The judgment of the United States District Court for the District of New Mexico is AFFIRMED.
The Honorable Fred Daugherty, Senior United States District Judge for the Western, Eastern and Northern Districts of Oklahoma, sitting by designation
It is noted by this Court that the Petitioner's complaint concerning the presence of two guards during the grand jury proceedings is based solely upon the New Mexico case of Davis v. Traub, 90 N.M. 498, 565 P.2d 1015, 1017 (1977). The statute at issue in that case was subsequently amended twice, with the final amendment effective in 1981. The statute which was in effect at the time of the Petitioner's grand jury proceeding, unlike the statute in Davis, specifically provided in part regarding security guards that:
Persons required or entitled to be present at the taking of testimony before the grand jury may include the district attorney and the attorney general and their staffs, interpreters, court reporters, security officers, the witness and an attorney for the target witness; provided that such security personnel may be present only with special leave of the district court and are neither potential witnesses nor otherwise interested parties in the matter being presented to the grand jury.

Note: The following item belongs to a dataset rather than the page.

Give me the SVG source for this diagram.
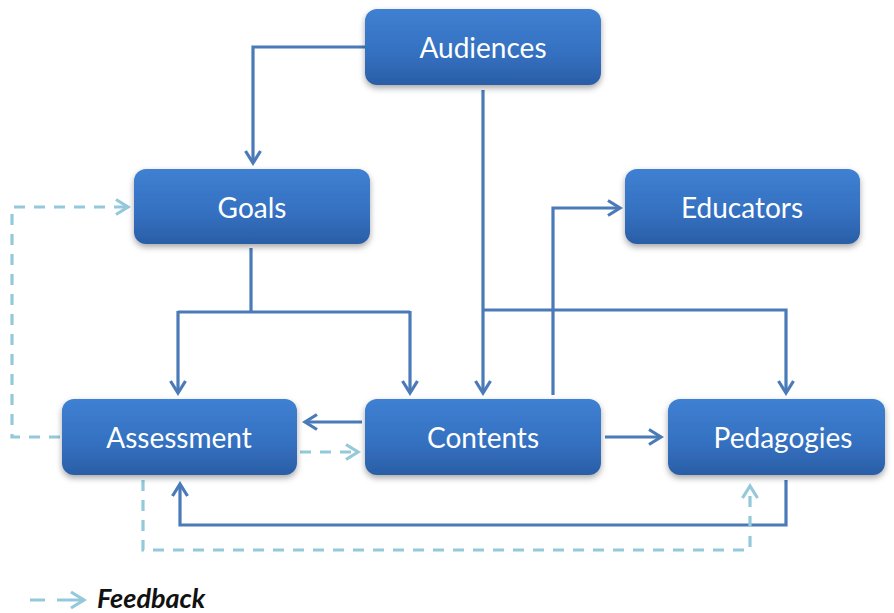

Throughout the foregoing discussion, we have assumed that the Appellant has in fact raised a federal claim in his habeas petition, as required for our review. Estelle v. McGuire, 502 U.S. 62, 112 S. Ct. 475, 116 L. Ed. 2d 385 (1991). While the Appellee urges that the Petitioner has only raised a state law issue, precluding review by this Court, in light of the Petitioner's clear default of his habeas claim it is unnecessary for this Court to address that issue
In addition, because the state record in the case at bar was never produced, we cannot say with certainty that the Petitioner's claim is not "interwoven" with federal law. Coleman, 501 U.S. at 735, 111 S. Ct. at 2557.